Perhaps one of the most difficult aspects of parenting a student is watching your child struggle to fit in. A bad social fit is painful for both students and parents, but a bad educational fit is excruciating.
Square pegs don’t always reveal themselves before their education is underway. First grade in American-style schools may provide the first filtering of students into gifted, standard or remedial groups or labels. In Japan, square pegs may just stop going to school. Here in the United States, some square pegs find their niche in different educational environments, including private, charter, and Montessori schools.
For Nala, first grade was the first time we realized she had her own way of learning. She remained in public schools and after six years of struggling to fit within the confines of her round hole, Nala begin finding ways to “square off” her environment, from the way she wore and wears the prescribed school uniform to walking out of class when a teacher ridiculed her answer (a learning experience for all of us).
Surprisingly, there are many flexible teachers in each grade in every public school Nala has attended and she often found herself in two or three of these courses each semester.
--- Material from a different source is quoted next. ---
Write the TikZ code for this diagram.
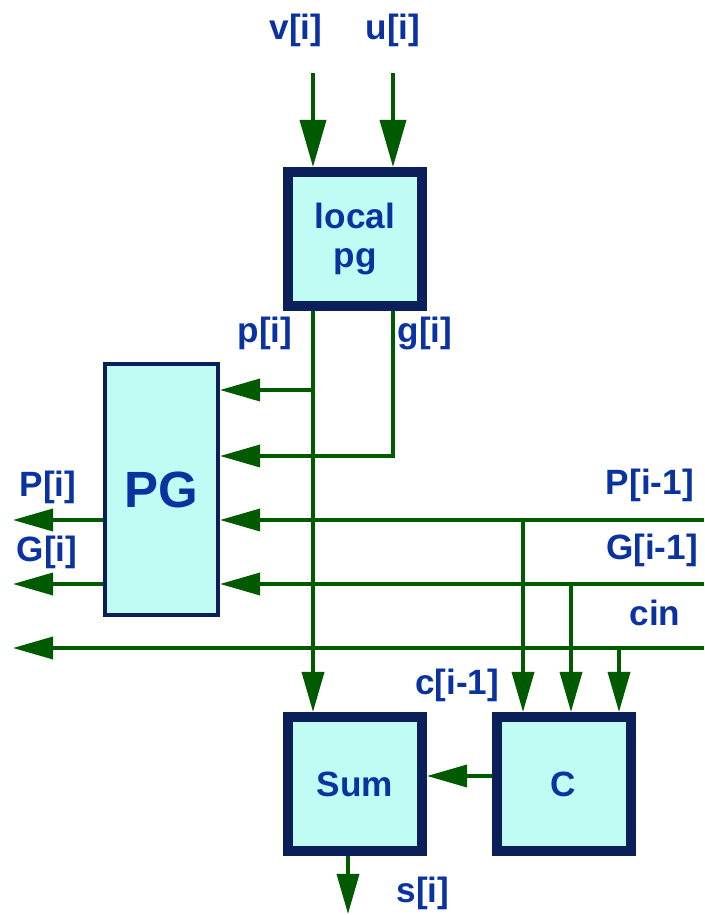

These teachers find ways for square pegs to successfully participate in their classes and grade completed projects as a whole, even if the square pegs approach the project crab-wise (sideways) or by circling around it instead of tackling the project in the recommended linear fashion.
Ten years later, we are still trying to find her best educational fit. Instead of elementary classes, we’re searching for the right college environment: challenging but fluid, demanding accurate answers but encouraging different ways of arriving at those answers. Our square peg student scorns round holes, homogeneous environments, and the status quo. To tell the truth, I couldn’t be happier.